# excited about my wedding cake!



## sudsy9977 (Jun 29, 2012)

im so excited about my cake....i was racking my brains to try and come up with an idea for a cake...it is hard because i had so many ideas and directions i wanted to go with....i am having mikesamazingcakes.com in redmond washington do it and having it shipped to nj......in my opinion he's the best cake decorator in the country....i really wanted to have something spectacular.......

as far as design i am confused....im waiting for some skecthse from him though......i wanted to combine something like a lambeth style(old english type layered piping, scrolls,etc) but with a modern spin....if u google it u can get some ideas of what lambeth cakes look like.....cant wait to see what he draws up....just wanted to share my excitement!.....ryan


p.s.-any ideas u feel like sharing feel free!


----------



## ThEoRy (Jun 29, 2012)

Awesome!! But what are you going to cut it with.....?


----------



## 99Limited (Jun 29, 2012)

What the heck is wrong with you? We have the best cake maker in the country right here in Hoboken at Carlo's Bakery. :whistling:


----------



## ecchef (Jun 29, 2012)

99Limited said:


> What the heck is wrong with you? We have the best cake maker in the country right here in Hoboken at Carlo's Bakery. :whistling:



Not as good as when his father ran it.


----------



## ThEoRy (Jun 29, 2012)

99Limited said:


> What the heck is wrong with you? We have the best cake maker in the country right here in Hoboken at Carlo's Bakery. :whistling:




I have yet to receive a decent cake from them. All of them have sucked.


----------



## steeley (Jun 30, 2012)

The Joseph Lambeth method .




[/IMG]


----------



## Jim (Jun 30, 2012)

Ryan, how does one ship something like that?


----------



## JohnnyChance (Jun 30, 2012)

Jim said:


> Ryan, how does one ship something like that?



The website says they put it on a plane and you have to pick it up at the airport. As to how it is packaged....I have no clue.


----------



## sudsy9977 (Jun 30, 2012)

steeley/....that is about the lamest example of lambeth style cakes i have ever seen!.....i know you probably just googled it...if i have time tomorrow ill try and post some examples of it.....if my cake looked like that one id shoot myself!!!!


as for carlo's bakery.....well no comment!

as far as shipping, its easy....for a cake of a decent six its probably about 200 bucks for shipping.....itd be like shipping a dog or something along those lines....they have special cargo areas at the airport....u bring it there and someone carries it on the plane and off...it doesn't go on any crazy conveyor belts or anything......as far as packing, it depends......if it is something really delicate with sugar flowers and such id probably put tissue paper between all of the flowers so they don't bang into each other(good luck picking them all out!).....but for what i am gonna get it'll probably just be in a box.....nothing special as far as packing.....i used to leave the top off and use plastic on top so people could see what it was.....most people have the common courtesy to not destroy someone else's wedding cake........i used to ship a lot of them and i never had a problem......

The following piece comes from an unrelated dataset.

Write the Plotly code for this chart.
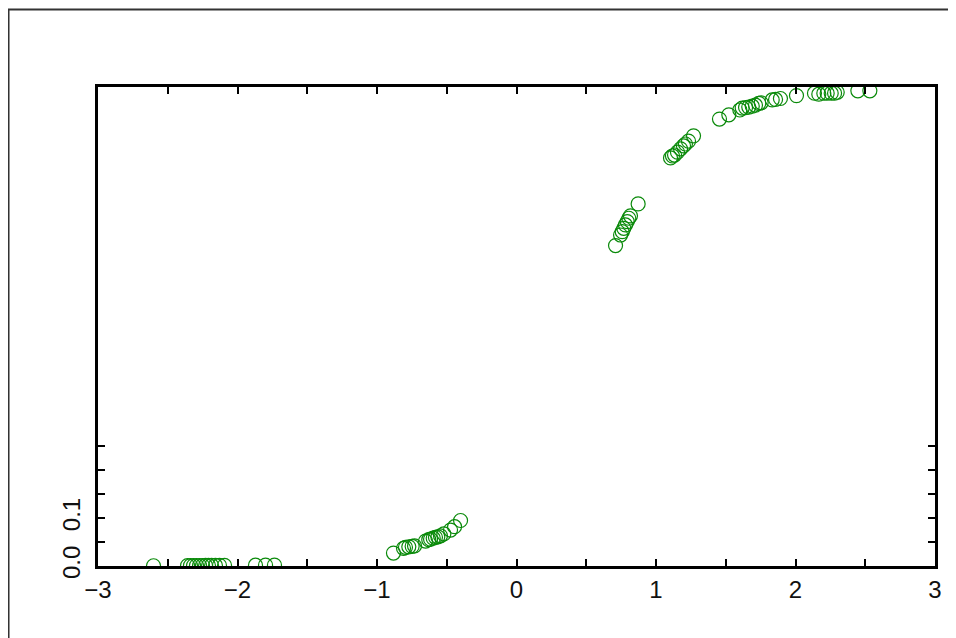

well one lady wanted a cake shipped but she was too cheap to pay for the plane...she wanted it fed ex'd ....yeah like the regular mail!.....i shipped it too....there was actually only one corner messed up believe it or not.....that was so funny though...who is stupid enough to pay you 500+dollars and fed ex a cake.....ryan


----------



## steeley (Jul 1, 2012)

My bad .


----------



## Pabloz (Jul 1, 2012)

Just fly the decorator in for the wedding as a contractor that way it is a tax deduction.

PZ


----------



## Dave Martell (Jul 1, 2012)

This is going to be one awesome cake for sure.


----------



## ThEoRy (Jul 1, 2012)

But what knife are you going to use to cut it with!!!!??


----------



## JohnnyChance (Jul 1, 2012)

ThEoRy said:


> But what knife are you going to use to cut it with!!!!??



Knowing Ryan...probably a giant Beatty cleaver.


----------



## Tristan (Jul 2, 2012)

JohnnyChance said:


> Knowing Ryan...probably a giant Beatty cleaver.



Youtube link when it is over. Please.


----------



## Dave Martell (Jul 2, 2012)

ThEoRy said:


> But what knife are you going to use to cut it with!!!!??





JohnnyChance said:


> Knowing Ryan...probably a giant Beatty cleaver.




Yeah I can picture that :rofl2:


----------



## markenki (Jul 2, 2012)

Congratulations on your wedding! Please do share pics/videos of the cake. And thanks for the reference to mikesamazingcakes.com. They're just down the street from us; will have to check them out.

Regards,

Mark


----------